I enjoyed your explanation of the layout of the essay as an uncongenial checklist of questions posed by a same-sex couple preparing for their wedding. As you previously stated, although the questions are all the same for all couples organizing a wedding, same sex-couples answers to these questions are far more complex. Much like you I was drawn to the unique format of the essay, I thought it was quite creative of Hamilton to layout the essay in consecutive innocent questions leading from the proposal of the couple to the honeymoon. I too felt, that Hamilton was able to easily get her message across to her readers through the intriguing and clever dialogue.

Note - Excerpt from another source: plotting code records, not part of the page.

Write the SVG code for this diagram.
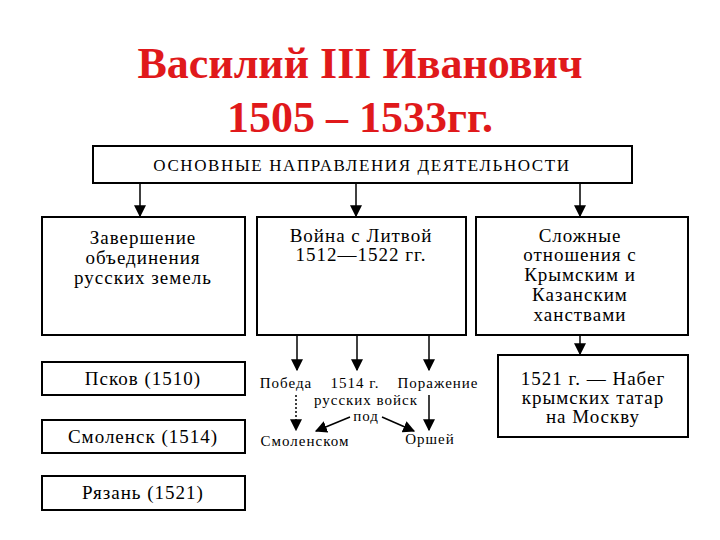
<svg xmlns="http://www.w3.org/2000/svg" width="720" height="540" viewBox="0 0 720 540">
<style>
.t{font-family:"Liberation Serif",serif;font-size:44px;font-weight:bold;fill:#e0191b;text-anchor:middle}
.b{fill:#fff;stroke:#000;stroke-width:2}
.x{font-family:"Liberation Serif",serif;font-size:19px;letter-spacing:1px;fill:#000;text-anchor:middle}
.s{font-size:15px;letter-spacing:1px}
.c{stroke:#000;stroke-width:1.5;fill:none}
</style>
<defs><marker id="a" viewBox="0 0 10 10" refX="9" refY="5" markerWidth="8" markerHeight="8" orient="auto"><path d="M0,0L10,5L0,10z" fill="#000"/></marker></defs>
<rect width="720" height="540" fill="#fff"/>
<text class="t" x="360" y="78">Василий III Иванович</text>
<text class="t" x="360" y="132">1505 – 1533гг.</text>
<g id="n0"><rect class="b" x="93" y="146" width="539" height="37"/><text class="x" x="362" y="171" style="font-size:17px;letter-spacing:1.6px">ОСНОВНЫЕ НАПРАВЛЕНИЯ ДЕЯТЕЛЬНОСТИ</text></g>
<g id="n1"><rect class="b" x="42" y="217" width="203" height="118"/><text class="x" x="143" y="244">Завершение</text><text class="x" x="143" y="264">объединения</text><text class="x" x="143" y="284">русских земель</text></g>
<g id="n2"><rect class="b" x="257" y="217" width="209" height="118"/><text class="x" x="361" y="242">Война с Литвой</text><text class="x" x="361" y="261">1512—1522 гг.</text></g>
<g id="n3"><rect class="b" x="476" y="217" width="212" height="118"/><text class="x" x="580" y="242">Сложные</text><text class="x" x="580" y="261">отношения с</text><text class="x" x="580" y="281">Крымским и</text><text class="x" x="580" y="301">Казанским</text><text class="x" x="580" y="321">ханствами</text></g>
<g id="n4"><rect class="b" x="42" y="362" width="203" height="33"/><text class="x" x="143" y="385">Псков (1510)</text></g>
<g id="n5"><rect class="b" x="42" y="420" width="203" height="33"/><text class="x" x="143" y="443">Смоленск (1514)</text></g>
<g id="n6"><rect class="b" x="42" y="476" width="203" height="34"/><text class="x" x="143" y="499">Рязань (1521)</text></g>
<g id="n7"><rect class="b" x="498" y="355" width="190" height="82"/><text class="x" x="593" y="385">1521 г. — Набег</text><text class="x" x="593" y="404">крымских татар</text><text class="x" x="593" y="423">на Москву</text></g>
<g id="n8"><text class="x s" x="286" y="388">Победа</text><text class="x s" x="355" y="388">1514 г.</text><text class="x s" x="438" y="388">Поражение</text><text class="x s" x="366" y="405">русских войск</text><text class="x s" x="366" y="421">под</text><text class="x s" x="305" y="446">Смоленском</text><text class="x s" x="430" y="444">Оршей</text></g>
<g id="connectors">
<line class="c" x1="140" y1="183" x2="140" y2="216" marker-end="url(#a)"/>
<line class="c" x1="356" y1="183" x2="356" y2="216" marker-end="url(#a)"/>
<line class="c" x1="580" y1="183" x2="580" y2="216" marker-end="url(#a)"/>
<line class="c" x1="580" y1="335" x2="580" y2="354" marker-end="url(#a)"/>
<line class="c" x1="297" y1="335" x2="297" y2="370" marker-end="url(#a)"/>
<line class="c" x1="357" y1="335" x2="357" y2="370" marker-end="url(#a)"/>
<line class="c" x1="429" y1="335" x2="429" y2="370" marker-end="url(#a)"/>
<line class="c" x1="296" y1="395" x2="296" y2="430" stroke-dasharray="2,2" marker-end="url(#a)"/>
<line class="c" x1="429" y1="395" x2="429" y2="430" marker-end="url(#a)"/>
<line class="c" x1="350" y1="417" x2="316" y2="431" marker-end="url(#a)"/>
<line class="c" x1="382" y1="417" x2="414" y2="431" marker-end="url(#a)"/>
</g>
</svg>
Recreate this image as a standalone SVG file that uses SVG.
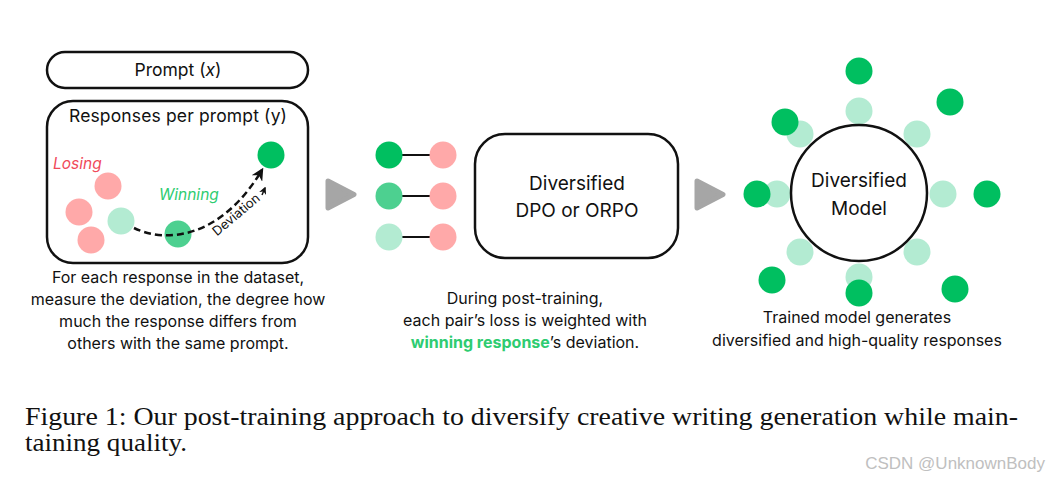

I was also able to learn a tremendous amount from Hamilton’s essay. I felt as if I was included in the conversation and bickering between the couple, and the hardships faced over the simplest tasks for a heterosexual couple. I was shocked that on their wedding day, protesters and the media surrounded the ceremony and dared to interrupt or even attempt to ruin their day as if it had anything to do with them. I thought your comparison between your own relationship and that of the characters in the essay was great. It seemed to put everything in perspective that yes, in fact the goal of both couples is the same, to recognize the bond between two people in a ceremony with friends and family. Although, I appreciate your argument towards the stereotypes of heterosexual couples, I don’t know if I can completely agree with it. I feel that same-sex couples are backed into a corner, pushed to make decisions just because it is what they are “supposed” to do. I feel that they are left with no way to make everyone happy, either they portray the typical homosexual stereotypes or they go against it and are seen as tying to live a heterosexual lie. I do agree, however, that Hamilton does take into account both sides of the argument and does see straight couples stereotyped as well. I just do not feel that the stereotypes are as damaging or destructive to couples and do not interfere with the governments recognition of the couples status as a couple.
Thanks for your insights on Hamilton’s essay; I too really enjoyed the integration of satire and humour into real life situations and decisions. I don’t know how they are able to endure the scrutiny of their love, every single day of their lives. It takes a strong couple, and individual to overcome these barriers, perhaps one day understanding and acceptance will come.